The Four Horsemen

by Will, 15 December 2007

More details here.

Comments

  1. Terry Glavin

    The first hour was excruciating, listening to four perfectly intelligent people comparing and evaluating the rhetorical and logical arguments, devices and gimmicks that might be employed to disabuse the religious of their irrational and backward and primitive ideas.

    Then it comes around to more a sensible discussion about why they would bother. Hitchens nails it by making clear that religious belief is like a noxious weed that will never be fully extirpated, and he shocks Dawkins by refusing to say that we wishes the churches were empty, and the next thing Harris is going on about how everyone needs “the sacred” in their lives and Dennett just wants a different kind of church to go to on Sundays and so on.

    Dennett should be a Unitarian and Harris should take up crystals and dreamcatchers and save us the bother, I thought. Then it struck me.

    What would really do these four vaunted intellectuals some real good is to spend some time with ordinary working people, the kind engaged in “vulgar” and “trivial” affairs like earning a living and raising kids without nannies, the kind of people who aren’t professors and professional polemicists, and who persist in fiddling with their prayer beads and going to gurudwara and attending mass.

    The “four horsemen” might just find that a lot of the poor backward sods who are the subject of such handwringing in the first half of the conversation (Gosh! How can we change their minds?!)aren’t as stupid and superstitious as they imagine them to be.

    It sounds a lot to me like Hitchens gets this already.

    So. Way less Dennett, way less Harris, tell Dawkins to give us a Christmas carol, and then give Hitchens the floor.

  2. Jura Watchmaker

    I too found the discussion excruciating.

    That said, I’ll add a half-hearted defence of Harris, who I believe is right to talk of the need for spirituality. Harris appears to get his from a kind of secularised buddhism; I get mine from the cultural paganism of the folk arts. Give me songs, stories and morality plays grounded in the fantastic imagination and mundane experience of ordinary people, and I’m in my element.

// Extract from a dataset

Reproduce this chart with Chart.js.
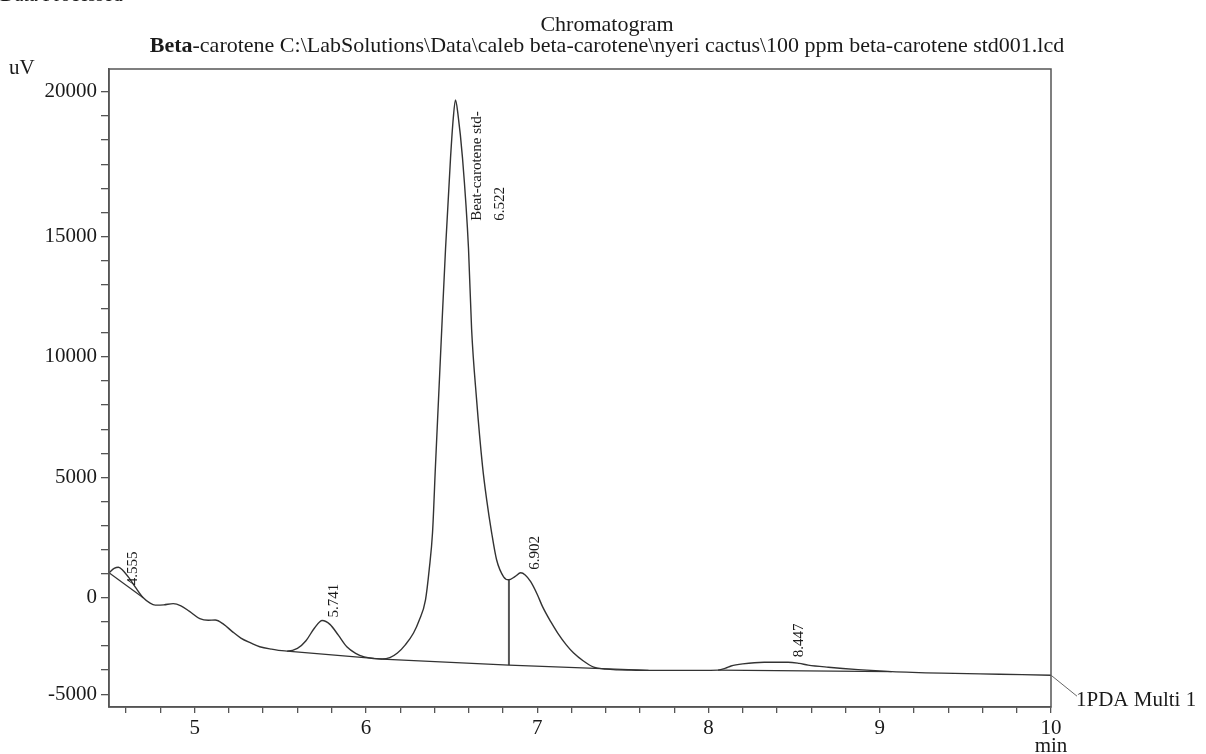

    I want my two hours back.

  3. Terry Glavin

    Good for you, Francis.

    And “Well that Cromwell was a lovely fellow in many ways” or whatever it was, was painful to hear. “Fine boy, chopped down Christmas trees.” And the slaughter at Drogheda, and forbidding Catholics to worship or own land, and shipping 12,000 Irish off into slavery. Delightful chap.

  4. hakmao

    It sounds a lot to me like Hitchens gets this already

    There is a reason for this.

    It is not the believers who are worthy of contempt, but the religious hierarchies who use those beliefs to oppress, repress and control the faithful, often in collusion with the State.

  5. John in Cincinnati

    Hitchens had all those debates, especially in the Bible Belt, and questions from the audience.  I think he was surprised to find that religious people often take from the Bible what they want, rather than what’s really there.

    Thank God.

  6. Will

    http://newhumanist.org.uk/1667

    AC Grayling:

    “For the present it will be enough to remark that where we are now in historical terms owes far more to the struggle against religion than to the very nice music, buildings and paintings which jointly seem to exhaust Mr Dalrymple’s idea of civilisation, and which resulted from the fact that the church was a rich (the richest) patron for many centuries, and painters and composers had stomachs like other men. To attribute “Western civilisation” to the inspiration of a version of the Zeus-impregnates-mortal-girl-who-then-produces-hero myth is the sort of remark that by now ought scarcely to merit a horse-laugh: but apologists and Secret Sharers like Mr Dalrymple, clutching at straws, will always clutch at the most golden ones.”

  7. Paul J.

    Terry: Why would you think these guys have nannies? And why should Dennett be a Unitarian? The fact that Unitarians welcome atheists doesn’t mean that it is necessarily the right place for us to go, Dennett might well find them as silly as I do.

    I have no real desire to eradicate all belief in gods, but if only one side (the theists) pleads its case to people (which they love to do in schools, prisons etc. around the world), the other side automatically loses.

    There are legitimate arguments for atheism which people have a right to know before building their hopes and dreams on religious doctrines.

    Doubt is what keeps human civilization moving forward. Not just doubt about the supernatural, certainly, but it’s as good a place as any to administer it.